Why You Should Care About the VB Debacle

Years ago, when Microsoft first started thinking about their new .Net family of languages, they decided - for their own reasons -  that VB needed a bit of work. Not exactly a nip and tuck, you understand, more a sort of a neck-down transplant. So VB.Net was born : a language almost entirely incompatible with its "predecessor", Visual Basic 6. This aggrieved the VB community more than a little : Microsoft had broken significant bits of the language once before, with VB4, and taken some stick for it - MVPs were invited to Redmond early in VB.Net development and there was, as diplomats say, a full and frank exchange of views. Pithy, anglo-saxon monosyllabic views in some cases. And the VB.Net developers nodded, listened thoughtfully, went away and did just exactly what they were going to do before the meetings anyway.

Let's get one thing straight : the whole VB problem isn't about the quality or otherwise of VB.Net. I'm sure that it, in it's own way, is a fine piece of work. That's completely irrelevant, something which a number of people offering their opinions on the net have failed to grasp. The problem is the sheer volume of difference between VB6 and VB.Net, and the lack of any real portability between the two. Microsoft have, at a stroke and entirely for their own selfish reasons, effectively obsoleted one of the most popular programming languages in the world, and simultaneously orphaned billions of lines of perfectly functional code.

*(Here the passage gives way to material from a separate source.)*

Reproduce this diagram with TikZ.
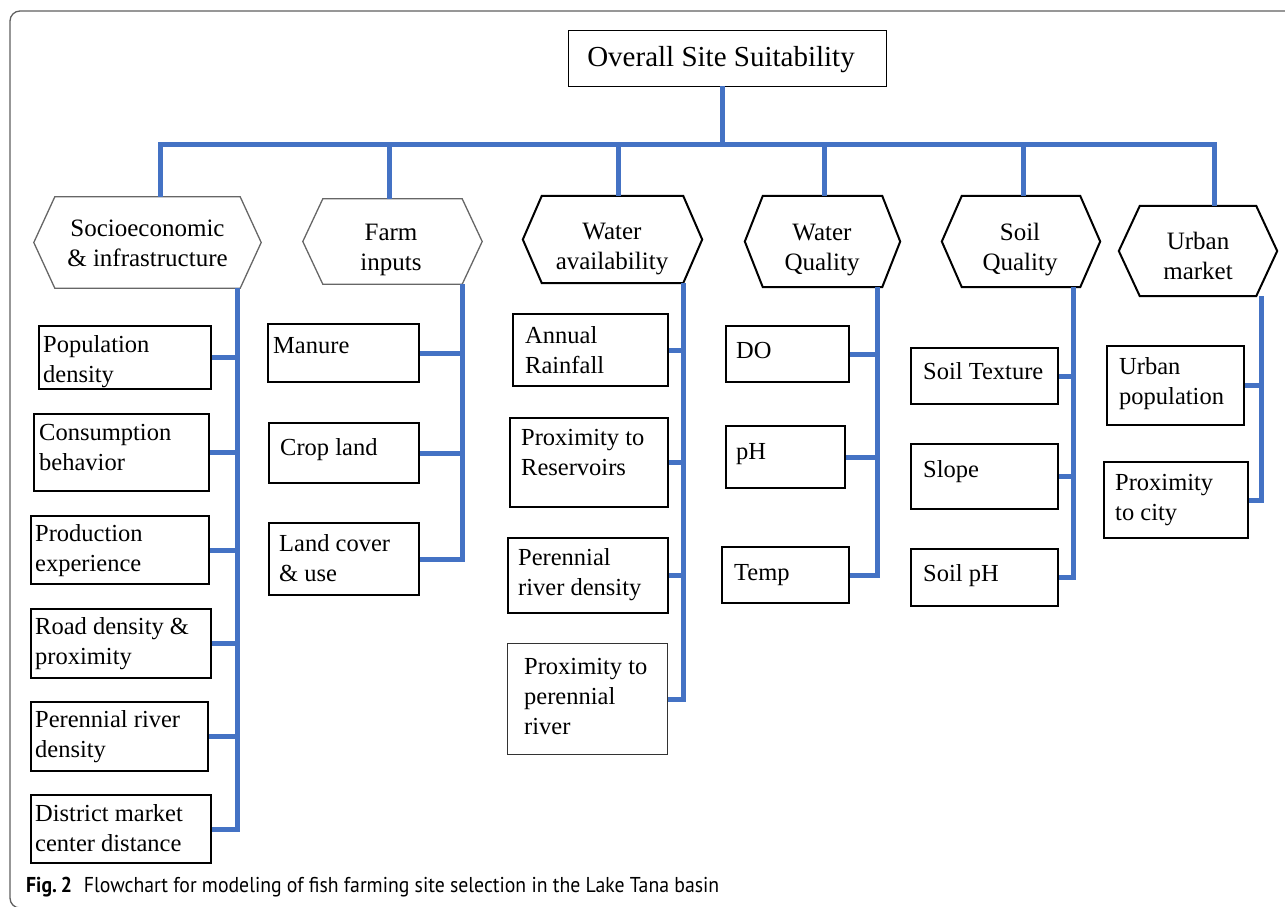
\documentclass[tikz,border=0pt]{standalone}
\usepackage{fontspec}
\usepackage{graphicx}
\setmainfont{Liberation Serif}
\newfontfamily\capfont{PT Sans}
\definecolor{linkblue}{RGB}{68,114,196}
\definecolor{framegray}{RGB}{95,95,95}
\newcommand\leaffont{\fontsize{24.5}{30}\selectfont}
\newcommand\hexfont{\fontsize{25}{30}\selectfont}
\newcommand\hexout[3]{%
  \draw[#3] ([xshift=#2]#1.north west) -- ([xshift=-#2]#1.north east) -- (#1.east)
    -- ([xshift=-#2]#1.south east) -- ([xshift=#2]#1.south west) -- (#1.west) -- cycle;}
\begin{document}
\begin{tikzpicture}[x=1pt,y=-1pt,
  link/.style={draw=linkblue,line width=5pt},
  leaf/.style={draw=black,line width=2pt,inner sep=0pt,anchor=north west},
  thinleaf/.style={draw=black!80,line width=1.3pt,inner sep=0pt,anchor=north west},
  ltxt/.style={inner sep=0pt,anchor=north west,align=left,font=\leaffont,execute at begin node=\strut,yshift=-3pt},
  hexn/.style={inner sep=0pt},
  hext/.style={inner sep=0pt,align=center,font=\hexfont},
  hexgray/.style={draw=black!60,line width=1.3pt},
  hexblack/.style={draw=black,line width=2pt},
  ovbox/.style={draw=black,line width=1.4pt,inner sep=0pt,anchor=north west}]
\useasboundingbox (0,0) rectangle (1285,906);
\clip (0,0) rectangle (1285,906);
\draw[draw=framegray,line width=1.3pt,rounded corners=10pt] (10,11) rectangle (1310,908);

% top
\node[ovbox,minimum width=318,minimum height=56] (ov) at (568,30) {};
\node[inner sep=0pt,font=\fontsize{29}{34}\selectfont] (ovT) at (721,60) {Overall Site Suitability};

% hexagons
\node[hexn,minimum width=227,minimum height=91] (h1) at (147.5,242.5) {};
\node[hexn,minimum width=179,minimum height=85] (h2) at (392.5,241.5) {};
\node[hexn,minimum width=179,minimum height=87] (h3) at (612.5,239.5) {};
\node[hexn,minimum width=155,minimum height=91] (h4) at (822.5,241.5) {};
\node[hexn,minimum width=158,minimum height=91] (h5) at (1021,241.5) {};
\node[hexn,minimum width=158,minimum height=90] (h6) at (1198,251) {};
\node[hext] (h1T) at (147.5,243) {Socioeconomic\\\& infrastructure};
\node[hext] (h2T) at (391,250) {Farm\\inputs};
\node[hext] (h3T) at (612,249) {Water\\availability};
\node[hext] (h4T) at (822,250) {Water\\Quality};
\node[hext] (h5T) at (1020,250) {Soil\\Quality};
\node[hext] (h6T) at (1198,256) {Urban\\market};
\hexout{h1}{21pt}{hexgray}
\hexout{h2}{20pt}{hexgray}
\hexout{h3}{19pt}{hexblack}
\hexout{h4}{18pt}{hexblack}
\hexout{h5}{20pt}{hexblack}
\hexout{h6}{21pt}{hexblack}

% bar
\coordinate (d0) at (722,86);
\coordinate (d1) at (160,144);
\coordinate (d2) at (389,144);
\coordinate (d3) at (618,144);
\coordinate (d4) at (824,144);
\coordinate (d5) at (1023,144);
\coordinate (d6) at (1214,144);
\draw[link] (d0) -- (d0 |- d1);
\draw[link] (d1 |- h1.north) -- (d1) -- (d6) -- (d6 |- h6.north);
\draw[link] (d2) -- (d2 |- h2.north);
\draw[link] (d3) -- (d3 |- h3.north);
\draw[link] (d4) -- (d4 |- h4.north);
\draw[link] (d5) -- (d5 |- h5.north);

% column 1
\node[leaf,minimum width=172,minimum height=63] (pop) at (38,325) {};
\node[leaf,minimum width=175,minimum height=77] (con) at (33,413) {};
\node[leaf,minimum width=178,minimum height=68] (pro) at (30,515) {};
\node[leaf,minimum width=180,minimum height=69] (road) at (30,608) {};
\node[leaf,minimum width=177,minimum height=69] (per1) at (30,701) {};
\node[leaf,minimum width=180,minimum height=68] (dis) at (30,794) {};
\node[ltxt] (popT) at (43,332) {Population\\density};
\node[ltxt] (conT) at (39,421) {Consumption\\behavior};
\node[ltxt] (proT) at (35,521) {Production\\experience};
\node[ltxt] (roadT) at (35,614) {Road density \&\\proximity};
\node[ltxt] (per1T) at (35,707) {Perennial river\\density};
\node[ltxt] (disT) at (35,801) {District market\\center distance};

% column 2
\node[leaf,minimum width=151,minimum height=58] (man) at (267,323) {};
\node[leaf,minimum width=150,minimum height=60] (crop) at (268,422) {};
\node[leaf,minimum width=150,minimum height=72] (land) at (268,522) {};
\node[ltxt] (manT) at (273,329) {Manure};
\node[ltxt] (cropT) at (280,431) {Crop land};
\node[ltxt] (landT) at (279,531) {Land cover\\\& use};

% column 3
\node[leaf,minimum width=155,minimum height=72] (ann) at (512,313) {};
\node[leaf,minimum width=158,minimum height=89] (res) at (509,417) {};
\node[leaf,minimum width=160,minimum height=75] (per2) at (507,537) {};
\node[thinleaf,minimum width=160,minimum height=111] (ppr) at (507,643) {};
\node[ltxt] (annT) at (525,323) {Annual\\Rainfall};
\node[ltxt] (resT) at (521,426) {Proximity to\\Reservoirs};
\node[ltxt] (per2T) at (518,545) {Perennial\\river density};
\node[ltxt] (pprT) at (524,655) {Proximity to\\perennial\\river};

% column 4
\node[leaf,minimum width=123,minimum height=56] (do) at (725,325) {};
\node[leaf,minimum width=119,minimum height=62] (ph) at (725,425) {};
\node[leaf,minimum width=127,minimum height=56] (temp) at (721,546) {};
\node[ltxt] (doT) at (736,334) {DO};
\node[ltxt] (phT) at (736,435) {pH};
\node[ltxt] (tempT) at (734,556) {Temp};

% column 5
\node[leaf,minimum width=147,minimum height=56] (tex) at (910,347) {};
\node[leaf,minimum width=147,minimum height=65] (slope) at (910,443) {};
\node[leaf,minimum width=147,minimum height=57] (sph) at (910,548) {};
\node[ltxt] (texT) at (923,355) {Soil Texture};
\node[ltxt] (slopeT) at (923,453) {Slope};
\node[ltxt] (sphT) at (923,557) {Soil pH};

% column 6
\node[leaf,minimum width=137,minimum height=79] (upop) at (1106,345) {};
\node[leaf,minimum width=144,minimum height=76] (city) at (1103,461) {};
\node[ltxt] (upopT) at (1119,354) {Urban\\population};
\node[ltxt] (cityT) at (1115,471) {Proximity\\to city};

% side spines
\coordinate (v1) at (237,288);
\coordinate (v2) at (462,284);
\coordinate (v3) at (683,283);
\coordinate (v4) at (877,287);
\coordinate (v5) at (1073,287);
\coordinate (v6) at (1261,296);
\draw[link] (v1) -- (v1 |- dis.east) -- (dis.east);
\foreach \b in {pop,con,pro,road,per1} \draw[link] (\b.east) -- (\b.east -| v1);
\draw[link] (v2) -- (v2 |- land.east) -- (land.east);
\foreach \b in {man,crop} \draw[link] (\b.east) -- (\b.east -| v2);
\draw[link] (v3) -- (v3 |- ppr.east) -- (ppr.east);
\foreach \b in {ann,res,per2} \draw[link] (\b.east) -- (\b.east -| v3);
\draw[link] (v4) -- (v4 |- temp.east) -- (temp.east);
\foreach \b in {do,ph} \draw[link] (\b.east) -- (\b.east -| v4);
\draw[link] (v5) -- (v5 |- sph.east) -- (sph.east);
\foreach \b in {tex,slope} \draw[link] (\b.east) -- (\b.east -| v5);
\draw[link] (v6) -- (v6 |- city.east) -- (city.east);
\draw[link] (upop.east) -- (upop.east -| v6);

% caption
\node[anchor=base west,inner sep=0pt] (cap) at (26,892) {\resizebox{693pt}{\height}{\capfont\fontsize{21.5}{25}\selectfont\textbf{Fig.\hspace{0.2em}2}\hspace{0.6em}Flowchart for modeling of fish farming site selection in the Lake Tana basin}};
\end{tikzpicture}
\end{document}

That code represents a huge investment, and the only way forward for that code as far as Microsoft is concerned, is a rewrite.

Yeah.That's gonna happen.

But why should you care about VB - you don't use it, right?

Well, the reason you should care about the right royal mess that is the current state of VB, is that it is symptomatic of a much deeper and more serious malaise at the heart of Microsoft itself. It's the "OK to break stuff" attitude which is now pervasive at Redmond. Once upon a time, Microsoft could be relied upon to be pragmatic. It might produce stuff that was less than stellar, but it always worked, it got the job done and it didn't break legacy. That "old" Microsoft understood business computing in a way that other companies just didn't.

But that Microsoft is dead and buried. Now they don't care if they break your code.. and if they're prepared to break billions of lines of code in their most popular language, what makes you think they wouldn't break your code ? They can't touch the language standards that they don't own, but they own the API, and if they were prepared to piss off all those VB programmers, what makes you think they wouldn't break your code in any way they feel fit, if it suits their strategy?